Berran Industrial Group designed a packaging machine that attaches small tags to rings and then seals each ring in a small plastic bag. The jewelry company wanted an automated way to verify that each bag contained a ring, but for several reasons the sensors we use for other applications could not reliably perform that detection. Our solution, after much trial and error, was to use an OMNI-BEAM accoupled sensor with fiber-optic cables.
The patented packaging machine that Berran built for the jewelry manufacturer attaches small price tags to rings and then seals each ring in a small, clear, plastic bag. The process, which takes just a few seconds, has several steps. First, the feeder moves the leading end of a continuous, perforated roll of poly bags into position. Then an air jet emits a puff of air that opens the 3-inch × 2-inch pocket in the roll, and a ring drops down the shoot and into the bag. When the sensor detects the ring as it falls into the bag, the sealer bar moves into position and quickly heat-seals the bag, which is then cut from the roll. Puff, drop, seal, cut—at a rate of about 40 cycles a minute.
The value of the rings necessitates tracking them throughout the process, so the jewelry manufacturer specified that a sensor inspect each bag before it is sealed to make sure it contains a ring. This requirement proved problematic for several reasons:
Because the sealer bar closes the bag right after the ring drops into it, the presence of the ring has to be detected during the fraction of a second that is actually falling.
Wrinkles in the surface of the bag reflect light, which could trick the sensor into thinking that the ring has dropped before it actually drops, triggering the sealing bar too early. As a result, the bar could crush an expensive ring or, the ring could fall to the floor and be damaged or lost.
The sensor has to be versatile enough to accommodate the differences in sizes of rings.
The path the ring follows while falling into the bag is inconsistent; it can fall anywhere within the 2-inch width of the bag.
The sensor has to fit into a confined area.
Adding to the challenge, the customer required a detection rate of 100 percent.
We tried photoelectric sensors, several fiber-optic sensors, and a capacitive ring sensor. It was a massive problem. Every sensor supplier with whom we work looked at the problem and said they had the solution.

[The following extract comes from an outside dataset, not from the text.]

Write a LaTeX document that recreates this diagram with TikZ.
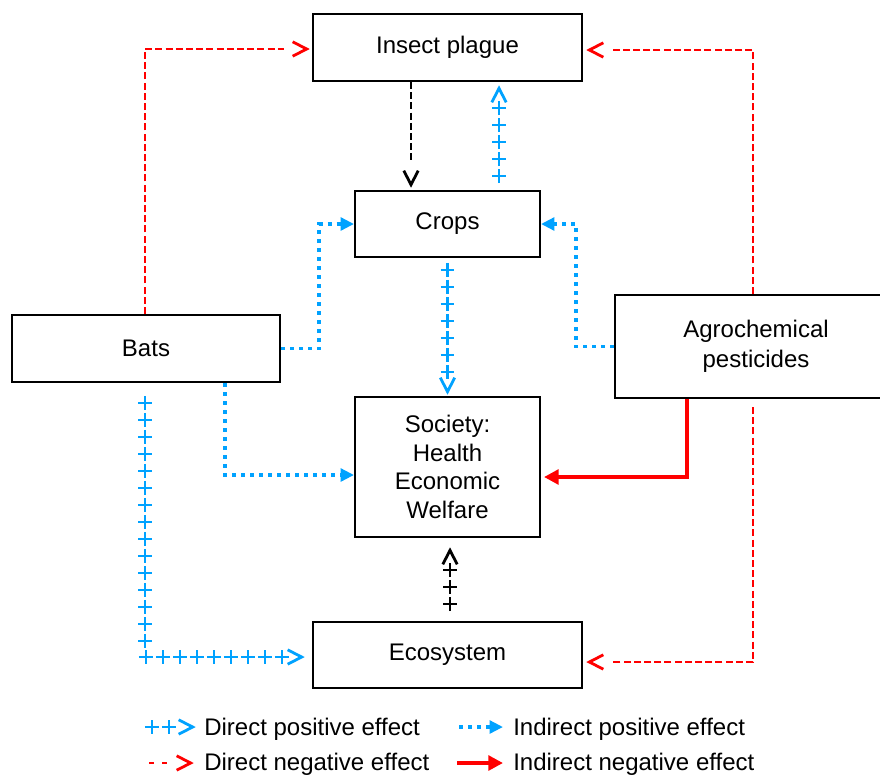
\documentclass[tikz,border=0pt]{standalone}
\usepackage{fontspec}
\setmainfont{Liberation Sans}
\usetikzlibrary{arrows.meta,calc,decorations.markings}
\definecolor{pblue}{RGB}{0,162,255}
\definecolor{nred}{RGB}{255,0,0}
\tikzset{
  box/.style={draw, line width=1.5pt, align=center, inner sep=0pt,
    font=\fontsize{18pt}{21.5pt}\selectfont},
  lbl/.style={anchor=base west, inner sep=0pt, font=\fontsize{18pt}{21.5pt}\selectfont},
  markline/.style={solid, line width=2.1pt, shorten >=0pt, shorten <=0pt},
  posd/.style={postaction={decorate, decoration={markings,
    mark=between positions 0 and -12pt step 12.75pt with
      {\draw[markline] (-5.4pt,0)--(5.4pt,0) (0,-5.2pt)--(0,5.2pt);},
    mark=at position 1 with
      {\draw[markline] (-11.5pt,5.4pt)--(-1pt,0)--(-11.5pt,-5.4pt);}}}},
  chevend/.style={shorten >=18pt, postaction={decorate, decoration={markings,
    mark=at position 1 with
      {\draw[markline] (-11.5pt,5.4pt)--(-1pt,0)--(-11.5pt,-5.4pt);}}}},
  negd/.style={color=nred, line width=2.2pt, dash pattern=on 5.25pt off 2.4pt, chevend},
  negblk/.style={color=black, line width=2.2pt, dash pattern=on 5.25pt off 2.4pt, chevend},
  indpos/.style={color=pblue, line width=2.8pt, dash pattern=on 3pt off 3.75pt,
    -{Triangle[length=10pt,width=9.5pt]}},
  indneg/.style={color=nred, line width=3.4pt, -{Triangle[length=11pt,width=11pt]}},
}
\begin{document}
\begin{tikzpicture}[x=0.75pt,y=-0.75pt]
\useasboundingbox (0,0) rectangle (880,775);
\clip (0,0) rectangle (880,775);
% boxes
\node[box, minimum width=201.75pt, minimum height=50.25pt] (ins) at (447.5,47.5) {Insect plague};
\node[box, minimum width=138.75pt, minimum height=49.5pt] (crops) at (447.5,224) {Crops};
\node[box, minimum width=201pt, minimum height=50.25pt] (bats) at (146,348.5) {Bats};
\node[box, minimum width=211.5pt, minimum height=77.25pt,
  font=\fontsize{18pt}{22.5pt}\selectfont] (agro) at (756,346.5) {Agrochemical\\pesticides};
\node[box, minimum width=138.75pt, minimum height=105pt] (soc) at (447.5,467) {Society:\\Health\\Economic\\Welfare};
\node[box, minimum width=201.75pt, minimum height=49.5pt] (eco) at (447.5,655) {Ecosystem};
% direct negative
\draw[negd] ($(bats.north)+(-1,0)$) |- ($(ins.west)+(-4,1.5)$);
\draw[negd] ($(agro.north)+(-3,0)$) |- ($(ins.east)+(5,2.5)$);
\draw[negd] ($(agro.south)+(-3,8)$) |- ($(eco.east)+(5,7)$);
\draw[negblk] ($(ins.south)+(-36.5,0)$) -- ($(crops.north)+(-36.5,-4)$);
% direct positive
\path[posd, color=pblue] ($(crops.north)+(51.5,-14)$) -- ($(ins.south)+(51.5,5)$);
\path[posd, color=pblue] ($(crops.south)+(0,12)$) -- ($(soc.north)+(0,-3)$);
\path[posd, color=black] ($(eco.north)+(2.5,-17)$) -- ($(soc.south)+(2.5,11)$);
\path[posd, color=pblue] ($(bats.south)+(-1,20)$) |- ($(eco.west)+(-9,2)$);
% indirect positive
\draw[indpos] (bats.east) -- ++(38,0) |- (crops.west);
\draw[indpos] (agro.west) -- ++(-38,0) |- (crops.east);
\draw[indpos] ($(bats.south)+(79,0)$) |- ($(soc.west)+(0,8)$);
% indirect negative
\draw[indneg] ($(agro.south)+(-69,0)$) |- ($(soc.east)+(3,10)$);
% legend
\coordinate (l1s) at (152,727); \coordinate (l1e) at (194,727);
\path[posd, color=pblue] (l1s) -- (l1e);
\node[lbl] (t1) at (204,735) {Direct positive effect};
\coordinate (l2s) at (459,727); \coordinate (l2e) at (503,727);
\draw[indpos] (l2s) -- (l2e);
\node[lbl] (t2) at (513,735) {Indirect positive effect};
\coordinate (l3s) at (149,763); \coordinate (l3e) at (192,763);
\draw[color=nred, line width=2.2pt, dash pattern=on 3.75pt off 6pt, chevend] (l3s) -- (l3e);
\node[lbl] (t3) at (204,770) {Direct negative effect};
\coordinate (l4s) at (457,763); \coordinate (l4e) at (503,763);
\draw[indneg] (l4s) -- (l4e);
\node[lbl] (t4) at (513,770) {Indirect negative effect};
\end{tikzpicture}
\end{document}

Some of the setups we tried worked some of the time—if the ring dropped just the right way—but none worked with the reliability that the customer needed.
We'd evaluated and rejected about a dozen sensors when I called in Ken Prahlow, one of the owners of MC2 Inc., in Cleveland, OH, a representative for Minneapolis-based Banner Engineering.
Ken borrowed a solution widely used in the automotive and metal stamping industries, recommending that we try an OMNI-BEAM™ sensor in opposed mode, coupled with an ac amplifier. In addition, he suggested using a pair of fiber-optic cables with 40-mm slotted ends as the "eyes" of the sensor—one cable connects to the emitter in the OMNI-BEAM, the other to the receiver—and placing an end on either side of the roll of plastic bags just below the shoot.
Here's why Ken suggested this setup:
Ac-coupled amplifiers detect only quick changes in the light level. They are too sensitive for many applications because they might respond to unwanted conditions, such as vibration. But for this application, it provides the sensitivity needed to detect a ring—no mater how delicate—at the instant it drops into the bag.
The fiber optic array senses the entire width of the bag, not just a point, so the path of the dropping ring doesn't matter.
Because the sensor uses an infrared LED, it only detects infrared light, which is outside the visible spectrum. Ambient light on the production floor is irrelevant.
With cables on either side of the bag, the sensor operates in opposed mode— it looks through the bag—so the wrinkles no longer cause a false trigger. As the ring drops into the bag, the receiver on one side senses the quick decrease in the amount of light it's picking up from the emitter on the other side.
The fiber-optic cables are small enough to fit into the machine.
The sensor works, 100 percent of the time. The beauty of the solution is not that it used a dazzling new technology; in fact, the OMNI-BEAM has been around for a long time. The beauty is that the solution applies a proven technology to a dilemma that the industry's usual solutions couldn't reliably handle.